_Instructions to follow_
Take every line from the first down to the line with "114.0, 142.0, 152.0];" and set it down exactly, without the pictures.

_Collected data_

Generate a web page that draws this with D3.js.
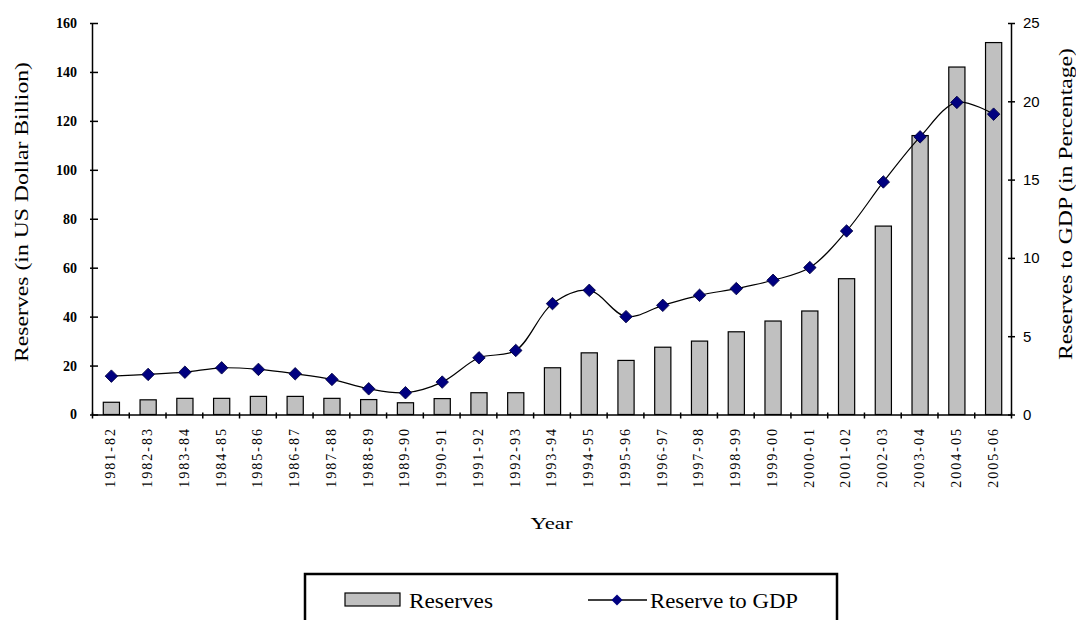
<!DOCTYPE html>
<html>
<head>
<meta charset="utf-8">
<script src="https://cdn.jsdelivr.net/npm/d3@7"></script>
<style>
  body { margin: 0; background: #fff; }
  text { font-family: "Liberation Serif", "Times New Roman", serif; fill: #000; }
</style>
</head>
<body>
<script>
let years = ['1981-82', '1982-83', '1983-84', '1984-85', '1985-86', '1986-87', '1987-88',
    '1988-89', '1989-90', '1990-91', '1991-92', '1992-93', '1993-94', '1994-95', '1995-96',
    '1996-97', '1997-98', '1998-99', '1999-00', '2000-01', '2001-02', '2002-03', '2003-04',
    '2004-05', '2005-06'];

// reserves, US$ billion (left axis)
let reserves = [5.0, 6.0, 6.6, 6.6, 7.4, 7.4, 6.6, 6.1, 4.8, 6.5, 8.9, 8.9, 19.1, 25.2,
    22.1, 27.5, 30.0, 33.8, 38.2, 42.3, 55.5, 77.0, 114.0, 142.0, 152.0];

// reserves to GDP, percent (right axis)
let gdpRatio = [2.45, 2.56, 2.7, 2.98, 2.88, 2.6, 2.24, 1.64, 1.39, 2.07, 3.62, 4.09, 7.08,
    7.93, 6.25, 6.97, 7.61, 8.04, 8.57, 9.38, 11.72, 14.85, 17.73, 19.93, 19.18];

let leftTicks = [0, 20, 40, 60, 80, 100, 120, 140, 160];
let rightTicks = [0, 5, 10, 15, 20, 25];

let width = 1076;
let height = 620;
let plotLeft = 92, plotRight = 1011, plotTop = 23, plotBottom = 414.5;

let svg = d3.select('body')
    .append('svg')
    .attr('width', width)
    .attr('height', height);

let x = d3.scaleBand()
    .domain(years)
    .range([plotLeft, plotRight])
    .padding(0);

let xEdge = d3.scaleLinear()
    .domain([0, years.length])
    .range([plotLeft, plotRight]);

let yLeft = d3.scaleLinear()
    .domain([0, 160])
    .range([plotBottom, plotTop]);

let yRight = d3.scaleLinear()
    .domain([0, 25])
    .range([plotBottom, plotTop]);

let barW = x.bandwidth() * 0.44;

// bars
svg.selectAll('rect.bar')
    .data(reserves)
    .enter()
        .append('rect')
        .attr('class', 'bar')
        .attr('x', (d, i) => x(years[i]) + x.bandwidth() / 2 - barW / 2 + 1)
        .attr('y', d => yLeft(d))
        .attr('width', barW)
        .attr('height', d => plotBottom - yLeft(d))
        .attr('fill', '#c0c0c0')
        .attr('stroke', '#000')
        .attr('stroke-width', 1.2);

// left axis
let axisL = svg.append('g')
    .attr('transform', `translate(${plotLeft},0)`)
    .call(d3.axisLeft(yLeft).tickValues(leftTicks).tickSize(0).tickPadding(15));
axisL.select('.domain').attr('stroke', '#000').attr('stroke-width', 1.5);
axisL.selectAll('.tick line').attr('x1', -2).attr('x2', 6).attr('stroke', '#000').attr('stroke-width', 1.5);
axisL.selectAll('.tick text')
    .style('font-family', '"Liberation Serif", serif')
    .style('font-size', '14px')
    .style('font-weight', 'bold');

// right axis
let axisR = svg.append('g')
    .attr('transform', `translate(${plotRight},0)`)
    .call(d3.axisRight(yRight).tickValues(rightTicks).tickSize(0).tickPadding(12));
axisR.select('.domain').attr('stroke', '#000').attr('stroke-width', 1.5);
axisR.selectAll('.tick line').attr('x1', -3).attr('x2', 4).attr('stroke', '#000').attr('stroke-width', 1.5);
axisR.selectAll('.tick text')
    .style('font-family', '"Liberation Sans", sans-serif')
    .style('font-size', '15px');

// bottom axis (ticks at band edges)
let axisB = svg.append('g')
    .attr('transform', `translate(0,${plotBottom})`)
    .call(d3.axisBottom(xEdge).ticks(years.length).tickFormat('').tickSize(0));
axisB.select('.domain').attr('stroke', '#000').attr('stroke-width', 1.5);
axisB.selectAll('.tick line').attr('y1', -2).attr('y2', 4).attr('stroke', '#000').attr('stroke-width', 1.5);

// category labels
svg.selectAll('text.cat')
    .data(years)
    .enter()
        .append('text')
        .attr('class', 'cat')
        .attr('transform', d => `translate(${x(d) + x.bandwidth() / 2},427) rotate(-90)`)
        .attr('text-anchor', 'end')
        .attr('dy', '0.35em')
        .style('font-size', '14px')
        .style('letter-spacing', '2px')
        .text(d => d);

// line
let line = d3.line()
    .x((d, i) => x(years[i]) + x.bandwidth() / 2 + 1)
    .y(d => yRight(d))
    .curve(d3.curveCatmullRom.alpha(0.5));

svg.append('path')
    .datum(gdpRatio)
    .attr('d', line)
    .attr('fill', 'none')
    .attr('stroke', '#000')
    .attr('stroke-width', 1.2);

svg.selectAll('path.marker')
    .data(gdpRatio)
    .enter()
        .append('path')
        .attr('class', 'marker')
        .attr('d', d3.symbol().type(d3.symbolSquare).size(78))
        .attr('transform', (d, i) => `translate(${x(years[i]) + x.bandwidth() / 2 + 1},${yRight(d)}) rotate(45)`)
        .attr('fill', '#000080')
        .attr('stroke', '#000040')
        .attr('stroke-width', 0.8);

// axis titles
svg.append('text')
    .attr('transform', 'translate(28,212) rotate(-90)')
    .attr('text-anchor', 'middle')
    .attr('textLength', 300)
    .attr('lengthAdjust', 'spacingAndGlyphs')
    .style('font-size', '18px')
    .text('Reserves (in US Dollar Billion)');

svg.append('text')
    .attr('transform', 'translate(1072,204) rotate(-90)')
    .attr('text-anchor', 'middle')
    .attr('textLength', 312)
    .attr('lengthAdjust', 'spacingAndGlyphs')
    .style('font-size', '18px')
    .text('Reserves to GDP (in Percentage)');

svg.append('text')
    .attr('x', (plotLeft + plotRight) / 2)
    .attr('y', 529)
    .attr('text-anchor', 'middle')
    .attr('textLength', 42)
    .attr('lengthAdjust', 'spacingAndGlyphs')
    .style('font-size', '17px')
    .text('Year');

// legend
let legend = svg.append('g');
legend.append('rect')
    .attr('x', 305).attr('y', 574)
    .attr('width', 532).attr('height', 70)
    .attr('fill', '#fff')
    .attr('stroke', '#000')
    .attr('stroke-width', 2.5);
legend.append('rect')
    .attr('x', 345).attr('y', 593)
    .attr('width', 55).attr('height', 13)
    .attr('fill', '#c0c0c0')
    .attr('stroke', '#000')
    .attr('stroke-width', 1.2);
legend.append('text')
    .attr('x', 409).attr('y', 608)
    .attr('textLength', 84)
    .attr('lengthAdjust', 'spacingAndGlyphs')
    .style('font-size', '21px')
    .text('Reserves');
legend.append('line')
    .attr('x1', 588).attr('x2', 647)
    .attr('y1', 600).attr('y2', 600)
    .attr('stroke', '#000')
    .attr('stroke-width', 1.5);
legend.append('path')
    .attr('d', d3.symbol().type(d3.symbolSquare).size(60))
    .attr('transform', 'translate(617,600) rotate(45)')
    .attr('fill', '#000080');
legend.append('text')
    .attr('x', 650).attr('y', 608)
    .attr('textLength', 148)
    .attr('lengthAdjust', 'spacingAndGlyphs')
    .style('font-size', '21px')
    .text('Reserve to GDP');
</script>
</body>
</html>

_Solution for this exercise_
Generate a web page that draws this with D3.js.
<!DOCTYPE html>
<html>
<head>
<meta charset="utf-8">
<script src="https://cdn.jsdelivr.net/npm/d3@7"></script>
<style>
  body { margin: 0; background: #fff; }
  text { font-family: "Liberation Serif", "Times New Roman", serif; fill: #000; }
</style>
</head>
<body>
<script>
let years = ['1981-82', '1982-83', '1983-84', '1984-85', '1985-86', '1986-87', '1987-88',
    '1988-89', '1989-90', '1990-91', '1991-92', '1992-93', '1993-94', '1994-95', '1995-96',
    '1996-97', '1997-98', '1998-99', '1999-00', '2000-01', '2001-02', '2002-03', '2003-04',
    '2004-05', '2005-06'];

// reserves, US$ billion (left axis)
let reserves = [5.0, 6.0, 6.6, 6.6, 7.4, 7.4, 6.6, 6.1, 4.8, 6.5, 8.9, 8.9, 19.1, 25.2,
    22.1, 27.5, 30.0, 33.8, 38.2, 42.3, 55.5, 77.0, 114.0, 142.0, 152.0];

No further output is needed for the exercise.